**Your instructions:** The listing below should be printed exactly, every line of it. Skip the pictures.

-------- Provided material

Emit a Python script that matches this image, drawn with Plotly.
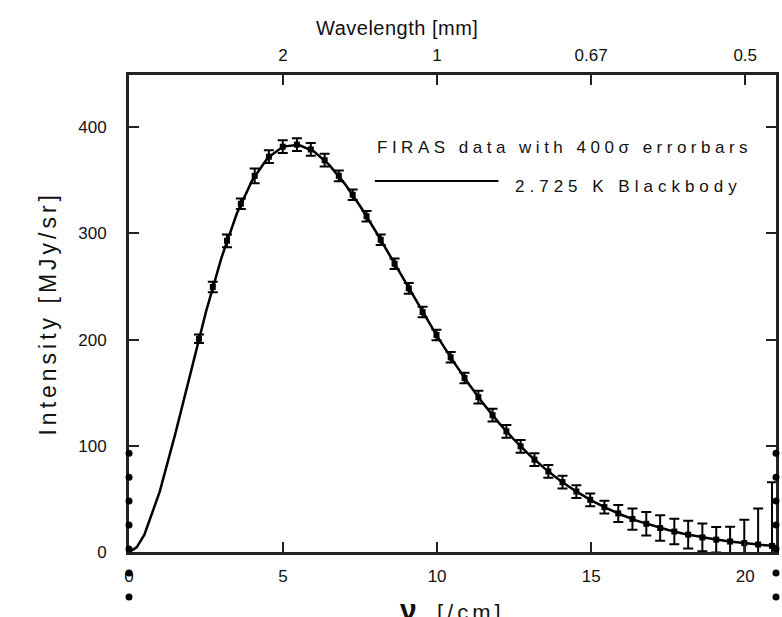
import plotly.graph_objects as go

# FIRAS data (wavenumber in 1/cm, intensity in MJy/sr, 400-sigma error in MJy/sr)
nu_data = [2.27, 2.72, 3.18, 3.63, 4.08, 4.54, 4.99, 5.45, 5.90, 6.35, 6.81, 7.26, 7.71,
           8.17, 8.62, 9.08, 9.53, 9.98, 10.44, 10.89, 11.34, 11.80, 12.25, 12.71, 13.16,
           13.61, 14.07, 14.52, 14.97, 15.43, 15.88, 16.34, 16.79, 17.24, 17.70, 18.15,
           18.61, 19.06, 19.51, 19.97, 20.42, 20.87, 21.33]
intensity = [200.7, 249.5, 293.0, 327.8, 354.1, 372.1, 381.5, 383.5, 378.9, 368.8, 354.1,
             336.3, 316.1, 293.9, 271.4, 248.2, 225.9, 204.3, 183.3, 163.8, 145.8, 128.8,
             113.6, 99.5, 87.0, 75.9, 65.8, 57.0, 49.2, 42.3, 36.4, 31.1, 26.6, 22.6, 19.3,
             16.4, 13.8, 11.7, 9.9, 8.4, 7.1, 5.8, 4.5]
err400 = [4, 5, 6, 5, 7, 6, 6, 6, 6, 6, 5, 5, 5, 5, 5, 5, 5, 5, 5, 5, 6, 6, 6, 6, 6, 6, 6,
          6, 6, 6, 8, 10, 11, 12, 12, 13, 13, 12, 14, 22, 34, 60, 100]

# 2.725 K blackbody curve
nu_bb = [0, 0.25, 0.5, 1, 1.5, 2, 2.5, 3, 3.5, 4, 4.5, 5, 5.5, 6, 6.5, 7, 7.5, 8, 8.5, 9,
         9.5, 10, 10.5, 11, 11.5, 12, 12.5, 13, 13.5, 14, 14.5, 15, 15.5, 16, 16.5, 17,
         17.5, 18, 18.5, 19, 19.5, 20, 20.5, 21]
bb = [0, 4.4, 16.4, 57.1, 111.0, 169.5, 226.3, 276.9, 318.6, 350.0, 370.9, 381.6, 383.3,
      377.1, 364.4, 346.8, 325.7, 302.2, 277.4, 252.3, 227.4, 203.3, 180.6, 159.3, 139.7,
      121.8, 105.7, 91.3, 78.5, 67.2, 57.3, 48.7, 41.3, 34.9, 29.4, 24.7, 20.7, 17.3,
      14.4, 12.0, 9.95, 8.24, 6.82, 5.63]

# tick labels
x_ticks = [0, 5, 10, 15, 20]
y_ticks = [0, 100, 200, 300, 400]
wl_ticks = [5, 10, 15, 20]
wl_labels = ["2", "1", "0.67", "0.5"]

# stray dots along the frame edges
dot_x_left = [0] * 7
dot_x_right = [21] * 7
dot_y = [93, 70.5, 48, 25.4, 2.8, -19.8, -42.3]

FONT = "Liberation Sans, Arial, Helvetica, sans-serif"
INK = "#111111"
Y_MAX = 449
Y_MIN_EXT = -47.0          # extended range of the helper axis (same scale)
MAIN_DOMAIN_BOTTOM = -Y_MIN_EXT / (Y_MAX - Y_MIN_EXT)

fig = go.Figure()

fig.add_trace(go.Scatter(x=nu_bb, y=bb, mode="lines",
                         line=dict(color="black", width=2.5), showlegend=False))
fig.add_trace(go.Scatter(x=nu_data, y=intensity, mode="markers",
                         marker=dict(symbol="square", size=6, color="black"),
                         error_y=dict(type="data", array=err400, color="black",
                                      thickness=2, width=5),
                         showlegend=False))
# dots on a helper subplot sharing the same scale but extending lower
fig.add_trace(go.Scatter(x=dot_x_left + dot_x_right, y=dot_y + dot_y, mode="markers",
                         marker=dict(size=7, color="black"), cliponaxis=False,
                         xaxis="x3", yaxis="y3",
                         showlegend=False, hoverinfo="skip"))
# dummy trace to activate top axis
fig.add_trace(go.Scatter(x=[None], y=[None], xaxis="x2", showlegend=False))

axis_common = dict(showline=True, linecolor="#222222", linewidth=3, ticks="inside",
                   ticklen=10, tickwidth=2, tickcolor="#222222", showgrid=False,
                   zeroline=False, tickfont=dict(family=FONT, size=17, color=INK))

fig.update_layout(
    width=782, height=617,
    margin=dict(l=129, r=3, t=75, b=15),
    paper_bgcolor="white", plot_bgcolor="rgba(0,0,0,0)",
    xaxis=dict(range=[0, 21], tickvals=x_ticks, ticktext=[str(v) for v in x_ticks],
               ticklabelstandoff=7, anchor="y", **axis_common),
    xaxis2=dict(range=[0, 21], overlaying="x", side="top", tickvals=wl_ticks,
                ticktext=wl_labels, ticklabelstandoff=4, anchor="y", **axis_common),
    yaxis=dict(range=[0, Y_MAX], domain=[MAIN_DOMAIN_BOTTOM, 1], tickvals=y_ticks,
               ticktext=[str(v) for v in y_ticks], mirror="ticks",
               ticklabelstandoff=16, anchor="x", **axis_common),
    xaxis3=dict(range=[0, 21], domain=[0, 1], visible=False, anchor="y3"),
    yaxis3=dict(range=[Y_MIN_EXT, Y_MAX], domain=[0, 1], visible=False, anchor="x3"),
)

fig.add_annotation(text="<span style='letter-spacing:0.5px'>Wavelength [mm]</span>",
                   xref="x domain", yref="y domain", x=0.414, y=1,
                   yanchor="middle", yshift=47, showarrow=False,
                   font=dict(family=FONT, size=20, color=INK))
fig.add_annotation(text="<span style='letter-spacing:4px'>Intensity [MJy/sr]</span>",
                   xref="x domain", yref="y domain", x=0, y=0.5,
                   xshift=-96, textangle=-90, showarrow=False,
                   font=dict(family=FONT, size=23, color=INK))
fig.add_annotation(text="<span style='font-size:30px'><b>ν</b></span>"
                        "<span style='letter-spacing:4px'>  [/cm]</span>",
                   xref="x domain", yref="y domain", x=0.5, y=0, yanchor="top",
                   yshift=-39, showarrow=False,
                   font=dict(family=FONT, size=22, color=INK))

# legend
fig.add_annotation(text="<span style='letter-spacing:4.5px'>FIRAS data with 400σ errorbars</span>",
                   xref="x domain", yref="y domain",
                   x=0.38, y=0.847, xanchor="left", yanchor="middle", showarrow=False,
                   font=dict(family=FONT, size=17, color=INK))
fig.add_annotation(text="<span style='letter-spacing:5px'>2.725 K Blackbody</span>",
                   xref="x domain", yref="y domain",
                   x=0.594, y=0.767, xanchor="left", yanchor="middle", showarrow=False,
                   font=dict(family=FONT, size=17, color=INK))
fig.add_shape(type="line", xref="x domain", yref="y domain", x0=0.38, x1=0.571,
              y0=0.778, y1=0.778, line=dict(color="black", width=2))

fig.write_html("out.html")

----------------

**The answer:**
Emit a Python script that matches this image, drawn with Plotly.
import plotly.graph_objects as go

# FIRAS data (wavenumber in 1/cm, intensity in MJy/sr, 400-sigma error in MJy/sr)
nu_data = [2.27, 2.72, 3.18, 3.63, 4.08, 4.54, 4.99, 5.45, 5.90, 6.35, 6.81, 7.26, 7.71,
           8.17, 8.62, 9.08, 9.53, 9.98, 10.44, 10.89, 11.34, 11.80, 12.25, 12.71, 13.16,
           13.61, 14.07, 14.52, 14.97, 15.43, 15.88, 16.34, 16.79, 17.24, 17.70, 18.15,
           18.61, 19.06, 19.51, 19.97, 20.42, 20.87, 21.33]
intensity = [200.7, 249.5, 293.0, 327.8, 354.1, 372.1, 381.5, 383.5, 378.9, 368.8, 354.1,
             336.3, 316.1, 293.9, 271.4, 248.2, 225.9, 204.3, 183.3, 163.8, 145.8, 128.8,
             113.6, 99.5, 87.0, 75.9, 65.8, 57.0, 49.2, 42.3, 36.4, 31.1, 26.6, 22.6, 19.3,
             16.4, 13.8, 11.7, 9.9, 8.4, 7.1, 5.8, 4.5]
err400 = [4, 5, 6, 5, 7, 6, 6, 6, 6, 6, 5, 5, 5, 5, 5, 5, 5, 5, 5, 5, 6, 6, 6, 6, 6, 6, 6,
          6, 6, 6, 8, 10, 11, 12, 12, 13, 13, 12, 14, 22, 34, 60, 100]

# 2.725 K blackbody curve
nu_bb = [0, 0.25, 0.5, 1, 1.5, 2, 2.5, 3, 3.5, 4, 4.5, 5, 5.5, 6, 6.5, 7, 7.5, 8, 8.5, 9,
         9.5, 10, 10.5, 11, 11.5, 12, 12.5, 13, 13.5, 14, 14.5, 15, 15.5, 16, 16.5, 17,
         17.5, 18, 18.5, 19, 19.5, 20, 20.5, 21]
bb = [0, 4.4, 16.4, 57.1, 111.0, 169.5, 226.3, 276.9, 318.6, 350.0, 370.9, 381.6, 383.3,
      377.1, 364.4, 346.8, 325.7, 302.2, 277.4, 252.3, 227.4, 203.3, 180.6, 159.3, 139.7,
      121.8, 105.7, 91.3, 78.5, 67.2, 57.3, 48.7, 41.3, 34.9, 29.4, 24.7, 20.7, 17.3,
      14.4, 12.0, 9.95, 8.24, 6.82, 5.63]

# tick labels
x_ticks = [0, 5, 10, 15, 20]
y_ticks = [0, 100, 200, 300, 400]
wl_ticks = [5, 10, 15, 20]
wl_labels = ["2", "1", "0.67", "0.5"]

# stray dots along the frame edges
dot_x_left = [0] * 7
dot_x_right = [21] * 7
dot_y = [93, 70.5, 48, 25.4, 2.8, -19.8, -42.3]

FONT = "Liberation Sans, Arial, Helvetica, sans-serif"
INK = "#111111"
Y_MAX = 449
Y_MIN_EXT = -47.0          # extended range of the helper axis (same scale)
MAIN_DOMAIN_BOTTOM = -Y_MIN_EXT / (Y_MAX - Y_MIN_EXT)

fig = go.Figure()

fig.add_trace(go.Scatter(x=nu_bb, y=bb, mode="lines",
                         line=dict(color="black", width=2.5), showlegend=False))
fig.add_trace(go.Scatter(x=nu_data, y=intensity, mode="markers",
                         marker=dict(symbol="square", size=6, color="black"),
                         error_y=dict(type="data", array=err400, color="black",
                                      thickness=2, width=5),
                         showlegend=False))
# dots on a helper subplot sharing the same scale but extending lower
fig.add_trace(go.Scatter(x=dot_x_left + dot_x_right, y=dot_y + dot_y, mode="markers",
                         marker=dict(size=7, color="black"), cliponaxis=False,
                         xaxis="x3", yaxis="y3",
                         showlegend=False, hoverinfo="skip"))
# dummy trace to activate top axis
fig.add_trace(go.Scatter(x=[None], y=[None], xaxis="x2", showlegend=False))

axis_common = dict(showline=True, linecolor="#222222", linewidth=3, ticks="inside",
                   ticklen=10, tickwidth=2, tickcolor="#222222", showgrid=False,
                   zeroline=False, tickfont=dict(family=FONT, size=17, color=INK))

fig.update_layout(
    width=782, height=617,
    margin=dict(l=129, r=3, t=75, b=15),
    paper_bgcolor="white", plot_bgcolor="rgba(0,0,0,0)",
    xaxis=dict(range=[0, 21], tickvals=x_ticks, ticktext=[str(v) for v in x_ticks],
               ticklabelstandoff=7, anchor="y", **axis_common),
    xaxis2=dict(range=[0, 21], overlaying="x", side="top", tickvals=wl_ticks,
                ticktext=wl_labels, ticklabelstandoff=4, anchor="y", **axis_common),
    yaxis=dict(range=[0, Y_MAX], domain=[MAIN_DOMAIN_BOTTOM, 1], tickvals=y_ticks,
               ticktext=[str(v) for v in y_ticks], mirror="ticks",
               ticklabelstandoff=16, anchor="x", **axis_common),
    xaxis3=dict(range=[0, 21], domain=[0, 1], visible=False, anchor="y3"),
    yaxis3=dict(range=[Y_MIN_EXT, Y_MAX], domain=[0, 1], visible=False, anchor="x3"),
)

fig.add_annotation(text="<span style='letter-spacing:0.5px'>Wavelength [mm]</span>",
                   xref="x domain", yref="y domain", x=0.414, y=1,
                   yanchor="middle", yshift=47, showarrow=False,
                   font=dict(family=FONT, size=20, color=INK))
fig.add_annotation(text="<span style='letter-spacing:4px'>Intensity [MJy/sr]</span>",
                   xref="x domain", yref="y domain", x=0, y=0.5,
                   xshift=-96, textangle=-90, showarrow=False,
                   font=dict(family=FONT, size=23, color=INK))
fig.add_annotation(text="<span style='font-size:30px'><b>ν</b></span>"
                        "<span style='letter-spacing:4px'>  [/cm]</span>",
                   xref="x domain", yref="y domain", x=0.5, y=0, yanchor="top",
                   yshift=-39, showarrow=False,
                   font=dict(family=FONT, size=22, color=INK))

# legend
fig.add_annotation(text="<span style='letter-spacing:4.5px'>FIRAS data with 400σ errorbars</span>",
                   xref="x domain", yref="y domain",
                   x=0.38, y=0.847, xanchor="left", yanchor="middle", showarrow=False,
                   font=dict(family=FONT, size=17, color=INK))
fig.add_annotation(text="<span style='letter-spacing:5px'>2.725 K Blackbody</span>",
                   xref="x domain", yref="y domain",
                   x=0.594, y=0.767, xanchor="left", yanchor="middle", showarrow=False,
                   font=dict(family=FONT, size=17, color=INK))
fig.add_shape(type="line", xref="x domain", yref="y domain", x0=0.38, x1=0.571,
              y0=0.778, y1=0.778, line=dict(color="black", width=2))

fig.write_html("out.html")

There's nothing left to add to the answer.